[Source code of charts]
-*-*-
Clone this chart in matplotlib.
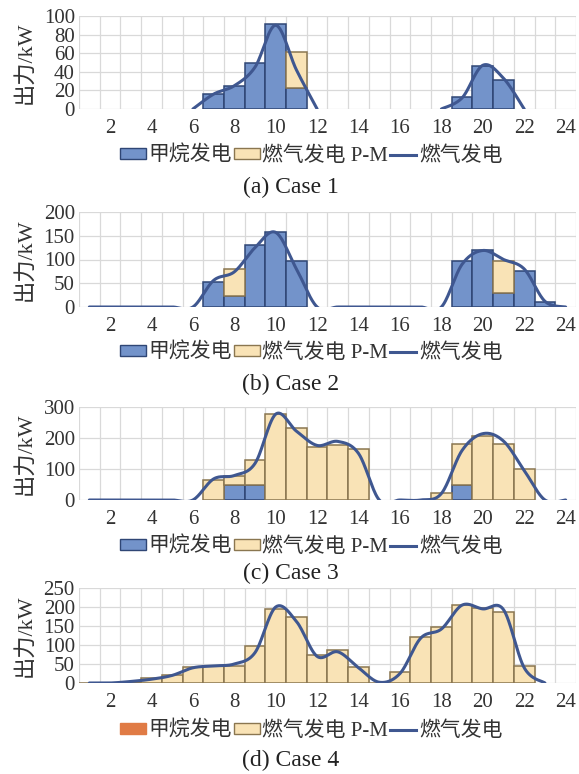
import numpy as np
import matplotlib
matplotlib.use("Agg")
import matplotlib.pyplot as plt
from matplotlib.patches import Patch
from matplotlib.lines import Line2D

nan = np.nan
hours = list(range(1, 25))
xtick_labels = [str(h) for h in range(2, 25, 2)]

# Case 1
methane1 = [nan]*6 + [16, 25, 50, 91, 23] + [nan]*7 + [13, 46, 31] + [nan]*3
pm1      = [nan]*10 + [38] + [nan]*13
gas1     = [nan]*5 + [0, 16, 25, 45, 90, 42, 0] + [nan]*5 + [0, 12, 47, 33, 0] + [nan]*2

# Case 2
methane2 = [0]*6 + [53, 24, 131, 157, 96] + [0]*7 + [96, 121, 30, 76, 11, 0]
pm2      = [0]*7 + [55] + [0]*12 + [66] + [0]*3
gas2     = [0]*6 + [56, 74, 125, 157, 80] + [0]*7 + [90, 119, 100, 80, 12, 0]

# Case 3
methane3 = [0]*7 + [47, 47] + [0]*9 + [50] + [0]*5
pm3      = [0]*6 + [66, 32, 81, 277, 232, 172, 178, 165] + [0]*3 + [23, 131, 208, 182, 100, 0, 0]
gas3     = [0]*6 + [68, 79, 118, 277, 222, 176, 189, 150] + [0]*3 + [21, 160, 214, 190, 95, 0, 0]

# Case 4
methane4 = [0]*24
pm4      = [0, 0, 3, 12, 22, 42, 44, 46, 97, 195, 175, 73, 86, 42, 0, 28, 120, 148, 206, 197, 186, 44, nan, nan]
gas4     = [0, 0, 4, 10, 20, 40, 45, 50, 80, 200, 162, 70, 82, 40, 2, 25, 118, 142, 205, 195, 193, 40, 0, nan]

cases = [
    dict(m=methane1, p=pm1, g=gas1, ymax=100, step=20, title="(a) Case 1", mcol="#7393CA"),
    dict(m=methane2, p=pm2, g=gas2, ymax=200, step=50, title="(b) Case 2", mcol="#7393CA"),
    dict(m=methane3, p=pm3, g=gas3, ymax=300, step=100, title="(c) Case 3", mcol="#7393CA"),
    dict(m=methane4, p=pm4, g=gas4, ymax=250, step=50, title="(d) Case 4", mcol="#E07B45"),
]

BLUE = "#7393CA"
BLUE_EDGE = "#2F4675"
YEL = "#F9E3B6"
YEL_EDGE = "#8A7650"
LINE = "#3F5790"
GRID = "#D9D9D9"
TXT = "#333333"

SERIF = ["Liberation Serif", "Noto Sans CJK SC"]
plt.rcParams["font.family"] = SERIF


def smooth_segments(x, y):
    """Excel-like smoothed line (Catmull-Rom Bezier) for each contiguous run."""
    x = np.asarray(x, float)
    y = np.asarray(y, float)
    ok = ~np.isnan(y)
    segs = []
    i = 0
    n = len(y)
    while i < n:
        if not ok[i]:
            i += 1
            continue
        j = i
        while j + 1 < n and ok[j + 1]:
            j += 1
        px, py = x[i:j + 1], y[i:j + 1]
        if len(px) == 1:
            segs.append((px, py))
        else:
            P = np.column_stack([px, py])
            Pe = np.vstack([P[0], P, P[-1]])
            out = []
            t = np.linspace(0, 1, 30)[:, None]
            for k in range(len(P) - 1):
                p0, p1, p2, p3 = Pe[k], Pe[k + 1], Pe[k + 2], Pe[k + 3]
                c1 = p1 + (p2 - p0) / 6.0
                c2 = p2 - (p3 - p1) / 6.0
                b = ((1 - t) ** 3) * p1 + 3 * ((1 - t) ** 2) * t * c1 + 3 * (1 - t) * t ** 2 * c2 + t ** 3 * p2
                out.append(b if k == 0 else b[1:])
            out = np.vstack(out)
            segs.append((out[:, 0], out[:, 1]))
        i = j + 1
    return segs


fig = plt.figure(figsize=(5.79, 7.74), dpi=100)

tops = [16, 212, 407, 588]
bots = [109, 307, 500, 683]
leg_y = [156, 353, 547, 731]
title_y = [187, 384, 573, 760]
L, R = 79, 576
W, H = 579.0, 774.0

for ci, c in enumerate(cases):
    ax = fig.add_axes([L / W, 1 - bots[ci] / H, (R - L) / W, (bots[ci] - tops[ci]) / H])
    x = np.array(hours, float)
    m = np.array(c["m"], float)
    p = np.array(c["p"], float)
    m_draw = np.where(m > 0, m, nan)
    p_draw = np.where(p > 0, p, nan)
    base = np.nan_to_num(m)
    if ci == 3:
        p_draw = np.where(p >= 0, p, nan)
    ax.bar(x, m_draw, width=1.0, color=BLUE, edgecolor=BLUE_EDGE, linewidth=1.1, zorder=3)
    ax.bar(x, p_draw, width=1.0, bottom=base, color=YEL, edgecolor=YEL_EDGE,
           linewidth=1.1, zorder=3)
    for sx, sy in smooth_segments(x, c["g"]):
        ax.plot(sx, sy, color=LINE, lw=2.2, zorder=4, solid_capstyle="round")

    ax.set_xlim(0.5, 24.5)
    ax.set_ylim(0, c["ymax"])
    ax.set_yticks(np.arange(0, c["ymax"] + 1, c["step"]))
    ax.set_xticks(range(2, 25, 2))
    ax.set_xticklabels(xtick_labels)
    for b in np.arange(0.5, 25, 1.0):
        ax.axvline(b, color=GRID, lw=0.9, zorder=1)
    ax.yaxis.grid(True, color=GRID, lw=0.9, zorder=1)
    ax.set_axisbelow(True)
    for s in ax.spines.values():
        s.set_visible(False)
    ax.tick_params(length=0, labelsize=15, labelcolor=TXT, pad=3)
    ax.tick_params(axis="x", pad=7)
    ax.set_ylabel("出力/kW", fontsize=16, color=TXT)
    ax.yaxis.set_label_coords(-0.088, 0.5)

    handles = [
        Patch(facecolor=c["mcol"], edgecolor=BLUE_EDGE if ci < 3 else c["mcol"], linewidth=1.0),
        Patch(facecolor=YEL, edgecolor=YEL_EDGE, linewidth=1.0),
        Line2D([0], [0], color=LINE, lw=2.2),
    ]
    labels = ["甲烷发电", "燃气发电 P-M", "燃气发电"]
    fig.legend(handles, labels, loc="center", bbox_to_anchor=(311 / W, 1 - leg_y[ci] / H),
               ncol=3, frameon=False, fontsize=15, handlelength=1.25, handleheight=0.45,
               handletextpad=0.12, columnspacing=0.1, borderpad=0, labelcolor=TXT)
    fig.text(291 / W, 1 - title_y[ci] / H, c["title"], ha="center", va="center",
             fontsize=17, color="#222222")

fig.savefig("out.png", dpi=100)
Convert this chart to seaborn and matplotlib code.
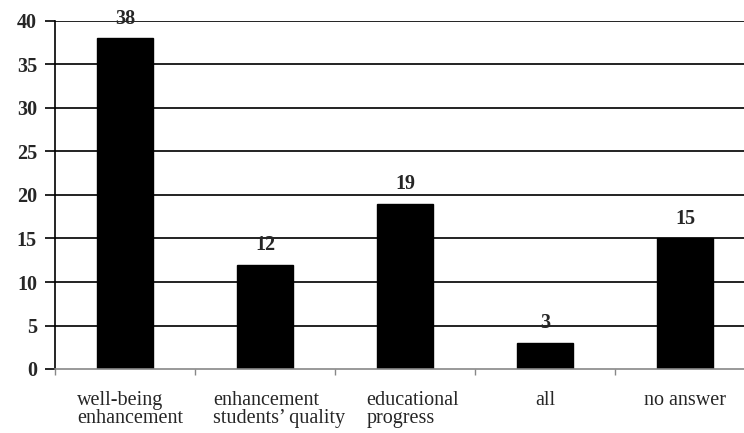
import matplotlib
matplotlib.use("Agg")
import matplotlib.pyplot as plt
import matplotlib.transforms as mtransforms
import seaborn as sns
import pandas as pd
import numpy as np

categories = ["well-being\nenhancement", "enhancement\nstudents\u2019 quality",
              "educational\nprogress", "all", "no answer"]
values = [38, 12, 19, 3, 15]
y_ticks = [0, 5, 10, 15, 20, 25, 30, 35, 40]

sns.set_theme(style="white")
plt.rcParams["font.family"] = ["Liberation Serif", "DejaVu Serif"]

df = pd.DataFrame({"pos": np.arange(len(categories)), "value": values})

fig = plt.figure(figsize=(7.44, 4.33), dpi=100)
W, H = 744, 433
left, right, top, bottom = 55, 755, 21, 369
ax = fig.add_axes([left / W, 1 - bottom / H, (right - left) / W, (bottom - top) / H])

sns.barplot(data=df, x="pos", y="value", native_scale=True, color="black",
            width=0.4, saturation=1, edgecolor="black", ax=ax, zorder=2)

ax.set_xlim(-0.5, len(categories) - 0.5)
ax.set_ylim(0, 40)
ax.set_yticks(y_ticks)
ax.set_yticklabels([str(t) for t in y_ticks], fontweight="bold", fontsize=14.5)

# horizontal gridlines
for t in y_ticks[1:]:
    ax.axhline(t, color="#222222", lw=1.4, zorder=1)

for s in ["top", "right"]:
    ax.spines[s].set_visible(False)
ax.spines["left"].set_color("black")
ax.spines["left"].set_linewidth(1.2)
ax.spines["bottom"].set_color("#888888")
ax.spines["bottom"].set_linewidth(1.2)

ax.tick_params(axis="y", which="both", left=True, length=7, width=1.2,
               color="black", pad=6)

# category separators on the x axis
ax.set_xticks(np.arange(len(categories) + 1) - 0.5, minor=True)
ax.tick_params(axis="x", which="minor", bottom=True, length=4, width=1, color="#888888")
ax.set_xticks(np.arange(len(categories)))
ax.set_xticklabels(categories, fontsize=14.5, multialignment="left", linespacing=0.92)
ax.tick_params(axis="x", which="major", bottom=False, pad=10)
ax.set_xlabel("")
ax.set_ylabel("")

# nudge the wrapped category labels slightly to the right
label_shift_px = [5, 14, 8, 0, 0]
for lab, dx in zip(ax.get_xticklabels(), label_shift_px):
    lab.set_transform(lab.get_transform() +
                      mtransforms.ScaledTranslation(dx / 100, 0, fig.dpi_scale_trans))

for i, v in enumerate(values):
    ax.annotate(str(v), (i, v), xytext=(0, 7), textcoords="offset points",
                ha="center", va="bottom", fontsize=14.5, fontweight="bold",
                zorder=4, annotation_clip=False)

fig.savefig("out.png", dpi=100)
-*-*-
• _Your task_
Copy exactly the lines running from the beginning of the listing through the line that has "0] + [nan]*2". Drop the pictures.

• _Exercise output_
Clone this chart in matplotlib.
import numpy as np
import matplotlib
matplotlib.use("Agg")
import matplotlib.pyplot as plt
from matplotlib.patches import Patch
from matplotlib.lines import Line2D

nan = np.nan
hours = list(range(1, 25))
xtick_labels = [str(h) for h in range(2, 25, 2)]

# Case 1
methane1 = [nan]*6 + [16, 25, 50, 91, 23] + [nan]*7 + [13, 46, 31] + [nan]*3
pm1      = [nan]*10 + [38] + [nan]*13
gas1     = [nan]*5 + [0, 16, 25, 45, 90, 42, 0] + [nan]*5 + [0, 12, 47, 33, 0] + [nan]*2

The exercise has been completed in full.